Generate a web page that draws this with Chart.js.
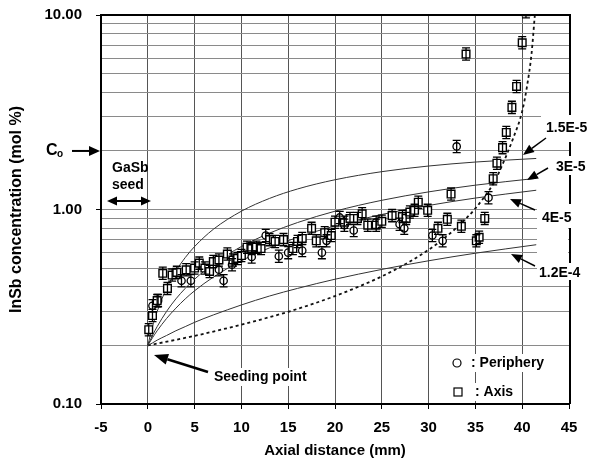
<!DOCTYPE html>
<html><head><meta charset="utf-8">
<script src="https://cdn.jsdelivr.net/npm/chart.js@4.4.0/dist/chart.umd.min.js"></script>
<style>html,body{margin:0;padding:0;background:#fff}canvas{display:block}</style>
</head><body>
<canvas id="c" width="597" height="466"></canvas>
<script>
// ---------- data ----------
const X_TICKS = [-5, 0, 5, 10, 15, 20, 25, 30, 35, 40, 45];
const Y_TICKS = [0.1, 0.2, 0.3, 0.4, 0.5, 0.6, 0.7, 0.8, 0.9, 1, 2, 3, 4, 5, 6, 7, 8, 9, 10];
const Y_MAJOR = [0.1, 1, 10];
const C0 = 2.0;

// Axis (squares)
const axisX = [0.1,0.5,1.0,1.6,2.1,2.6,3.1,4.1,5.0,5.5,6.1,6.6,7.0,7.6,8.5,9.1,9.6,10.0,10.6,11.1,11.6,12.1,13.0,13.6,14.5,15.5,16.0,16.5,17.5,18.0,18.9,19.6,20.0,21.0,21.6,22.4,22.9,23.5,24.4,25.0,26.1,27.2,27.6,28.0,28.5,28.9,29.9,31.0,32.0,32.4,33.5,34.0,35.1,35.4,36.0,36.9,37.3,37.9,38.3,38.9,39.4,40.0,40.4];
const axisY = [0.241,0.285,0.34,0.47,0.393,0.46,0.475,0.49,0.50,0.53,0.50,0.48,0.54,0.55,0.59,0.55,0.56,0.58,0.64,0.63,0.64,0.63,0.70,0.685,0.70,0.63,0.685,0.71,0.80,0.69,0.76,0.735,0.86,0.86,0.90,0.90,0.95,0.83,0.83,0.87,0.93,0.92,0.90,0.97,0.99,1.09,0.99,0.80,0.89,1.20,0.82,6.3,0.69,0.72,0.90,1.44,1.73,2.08,2.49,3.35,4.29,7.2,10.4];
// Periphery (circles)
const periX = [0.5,1.1,3.6,4.6,7.6,8.1,9.0,11.1,12.6,14.0,15.0,16.5,18.6,19.1,20.5,21.0,22.0,24.4,26.9,27.4,30.4,31.5,33.0,36.4];
const periY = [0.32,0.34,0.43,0.43,0.49,0.43,0.52,0.57,0.735,0.575,0.60,0.615,0.60,0.69,0.91,0.83,0.78,0.86,0.84,0.80,0.735,0.69,2.11,1.15];
const ERR_FACTOR = 1.075;

// Calculated curves (solid) and dotted curve
const curveX = [0,0.5,1,2,3,4,5,7,10,13,16,20,25,30,35,41.5];
const d15  = [0.2,0.25,0.299,0.393,0.482,0.566,0.645,0.791,0.98,1.14,1.275,1.422,1.565,1.673,1.754,1.83];
const d30  = [0.2,0.225,0.25,0.299,0.347,0.393,0.438,0.525,0.645,0.756,0.857,0.98,1.115,1.232,1.334,1.446];
const d40  = [0.2,0.219,0.238,0.275,0.311,0.347,0.382,0.449,0.545,0.635,0.719,0.824,0.943,1.049,1.145,1.256];
const d120 = [0.2,0.206,0.213,0.225,0.238,0.25,0.263,0.287,0.323,0.359,0.393,0.438,0.492,0.545,0.596,0.659];
const dotX = [0,5,10,15,20,25,28,30,32,34,35,36,37,38,39,40,40.5,41,41.35];
const dotY = [0.2,0.224,0.256,0.298,0.359,0.453,0.54,0.621,0.733,0.898,1.014,1.168,1.38,1.75,2.3,3.2,4.26,6.34,10];

const FONT = "'Liberation Sans', Arial, Helvetica, sans-serif";
const pts = (xs, ys) => xs.map((v, i) => ({x: v, y: ys[i]}));
const line = (xs, ys, extra) => Object.assign({type:'line', data: pts(xs, ys), borderColor:'#333', borderWidth:1,
  pointRadius:0, fill:false, cubicInterpolationMode:'monotone'}, extra || {});

// ---------- plugins ----------
const errorBars = {
  id: 'errorBars',
  afterDatasetsDraw(chart) {
    const {ctx, chartArea: a, scales: {x, y}} = chart;
    ctx.save();
    ctx.beginPath(); ctx.rect(a.left, a.top, a.right - a.left, a.bottom - a.top); ctx.clip();
    ctx.strokeStyle = '#000'; ctx.lineWidth = 1.3;
    chart.data.datasets.forEach(ds => {
      if (!ds.errFactor) return;
      ds.data.forEach(p => {
        const px = x.getPixelForValue(p.x);
        const lo = y.getPixelForValue(p.y / ds.errFactor), hi = y.getPixelForValue(p.y * ds.errFactor);
        ctx.beginPath();
        ctx.moveTo(px, lo); ctx.lineTo(px, hi);
        ctx.moveTo(px - 4, lo); ctx.lineTo(px + 4, lo);
        ctx.moveTo(px - 4, hi); ctx.lineTo(px + 4, hi);
        ctx.stroke();
      });
    });
    ctx.restore();
  }
};

function arrow(ctx, x1, y1, x2, y2, hl, hw) {
  const ang = Math.atan2(y2 - y1, x2 - x1);
  const bx = x2 - hl * Math.cos(ang), by = y2 - hl * Math.sin(ang);
  ctx.beginPath(); ctx.moveTo(x1, y1); ctx.lineTo(bx, by); ctx.stroke();
  ctx.beginPath(); ctx.moveTo(x2, y2);
  ctx.lineTo(bx + hw / 2 * Math.sin(ang), by - hw / 2 * Math.cos(ang));
  ctx.lineTo(bx - hw / 2 * Math.sin(ang), by + hw / 2 * Math.cos(ang));
  ctx.closePath(); ctx.fill();
}

const annotations = {
  id: 'annotations',
  afterDraw(chart) {
    const {ctx, chartArea: a, scales: {x, y}} = chart;
    ctx.save();
    ctx.strokeStyle = '#000'; ctx.fillStyle = '#000';
    // top and right frame
    ctx.lineWidth = 2;
    ctx.beginPath(); ctx.moveTo(a.left, a.top); ctx.lineTo(a.right + 1, a.top); ctx.lineTo(a.right + 1, a.bottom); ctx.stroke();
    // white boxes behind labels
    ctx.fillStyle = '#fff';
    [[541,115,52,27],[550,156,42,19],[537,196,31,80],[538,204,54,24],[537,263,55,17],
     [212,368,94,18],[469,354,73,18],[473,383,40,18]].forEach(b => ctx.fillRect(b[0], b[1], b[2], b[3]));
    // redraw border segment between 4E-5 and 1.2E-4
    ctx.beginPath(); ctx.moveTo(a.right + 1, 228); ctx.lineTo(a.right + 1, 263); ctx.stroke();
    ctx.fillStyle = '#000';
    ctx.textBaseline = 'middle';
    // C0
    const yc = y.getPixelForValue(C0);
    ctx.font = 'bold 16px ' + FONT; ctx.textAlign = 'left';
    ctx.fillText('C', 46, yc);
    ctx.font = 'bold 10px ' + FONT; ctx.fillText('o', 57, yc + 3);
    ctx.lineWidth = 2;
    arrow(ctx, 72, yc, 100, yc, 11, 10);
    // GaSb seed
    ctx.font = 'bold 14px ' + FONT;
    ctx.fillText('GaSb', 112, 168);
    ctx.fillText('seed', 112, 185);
    const ys = 201;
    arrow(ctx, 128, ys, 107, ys, 10, 9);
    arrow(ctx, 128, ys, 151, ys, 10, 9);
    // Seeding point
    ctx.font = 'bold 14px ' + FONT;
    ctx.fillText('Seeding point', 214, 377);
    ctx.lineWidth = 2.5;
    arrow(ctx, 208, 372, 154, 355, 14, 11);
    // right labels
    ctx.font = 'bold 14px ' + FONT;
    ctx.fillText('1.5E-5', 546, 128);
    ctx.fillText('3E-5', 556, 167);
    ctx.fillText('4E-5', 542, 218);
    ctx.fillText('1.2E-4', 539, 273);
    ctx.lineWidth = 1.5;
    arrow(ctx, 546, 138, 523, 155, 11, 9);
    arrow(ctx, 548, 168, 527, 180, 11, 9);
    arrow(ctx, 535, 210, 510, 199, 11, 9);
    arrow(ctx, 535, 266, 511, 254, 11, 9);
    // legend
    ctx.lineWidth = 1.2;
    ctx.beginPath(); ctx.arc(457, 363, 4, 0, Math.PI * 2); ctx.stroke();
    ctx.strokeRect(454, 388, 8, 8);
    ctx.font = 'bold 14px ' + FONT;
    ctx.fillText(': Periphery', 471, 363);
    ctx.fillText(': Axis', 475, 392);
    ctx.restore();
  }
};

// ---------- chart ----------
new Chart(document.getElementById('c'), {
  type: 'scatter',
  data: {
    datasets: [
      {label:'Axis', data: pts(axisX, axisY), pointStyle:'rect', pointRadius:5.4, pointBorderWidth:1.4,
       borderColor:'#000', backgroundColor:'#fff', errFactor: ERR_FACTOR, clip: 0},
      {label:'Periphery', data: pts(periX, periY), pointStyle:'circle', pointRadius:3.7, pointBorderWidth:1.3,
       borderColor:'#000', backgroundColor:'#fff', errFactor: ERR_FACTOR, clip: 0},
      line(curveX, d15), line(curveX, d30), line(curveX, d40), line(curveX, d120),
      line(dotX, dotY, {borderDash:[3,3], borderWidth:1.8, borderColor:'#111'})
    ]
  },
  options: {
    responsive: false, animation: false, devicePixelRatio: 1,
    layout: {padding: {top: 15, right: 28, left: 0, bottom: 0}},
    plugins: {legend: {display: false}, tooltip: {enabled: false}},
    scales: {
      x: {
        type: 'linear', min: -5, max: 45,
        afterBuildTicks: s => { s.ticks = X_TICKS.map(v => ({value: v})); },
        afterFit: s => { s.height = 62; s.paddingLeft = 0; s.paddingRight = 0; },
        ticks: {color:'#000', font:{family:FONT, size:15, weight:'bold'}, padding: 10, autoSkip:false},
        grid: {color:'#555', lineWidth:1, tickLength:5, tickColor:'#000'},
        border: {color:'#000', width:2},
        title: {display:true, text:'Axial distance (mm)', color:'#000', font:{family:FONT, size:15, weight:'bold'}, padding:{top:0, bottom:6}}
      },
      y: {
        type: 'logarithmic', min: 0.1, max: 10,
        afterBuildTicks: s => { s.ticks = Y_TICKS.map(v => ({value: v})); },
        afterFit: s => { s.width = 101; s.paddingTop = 0; s.paddingBottom = 0; },
        ticks: {color:'#000', font:{family:FONT, size:15, weight:'bold'}, padding: 14, autoSkip:false,
          callback: v => Y_MAJOR.includes(v) ? v.toFixed(2) : ''},
        grid: {color:'#8a8a8a', lineWidth:1, tickLength:5,
          tickColor: c => (c.tick && Y_MAJOR.includes(c.tick.value)) ? '#000' : 'rgba(0,0,0,0)'},
        border: {color:'#000', width:2},
        title: {display:true, text:'InSb concentration (mol %)', color:'#000', font:{family:FONT, size:16, weight:'bold'}, padding:{top:7, bottom:0}}
      }
    }
  },
  plugins: [errorBars, annotations]
});
</script>
</body></html>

==========

# Directions for this task
Only the lines from the top of the data through the line with "const C0 = 2.0;" should be quoted, exactly and with both ends kept; skip the pictures.

# Task answer
Generate a web page that draws this with Chart.js.
<!DOCTYPE html>
<html><head><meta charset="utf-8">
<script src="https://cdn.jsdelivr.net/npm/chart.js@4.4.0/dist/chart.umd.min.js"></script>
<style>html,body{margin:0;padding:0;background:#fff}canvas{display:block}</style>
</head><body>
<canvas id="c" width="597" height="466"></canvas>
<script>
// ---------- data ----------
const X_TICKS = [-5, 0, 5, 10, 15, 20, 25, 30, 35, 40, 45];
const Y_TICKS = [0.1, 0.2, 0.3, 0.4, 0.5, 0.6, 0.7, 0.8, 0.9, 1, 2, 3, 4, 5, 6, 7, 8, 9, 10];
const Y_MAJOR = [0.1, 1, 10];
const C0 = 2.0;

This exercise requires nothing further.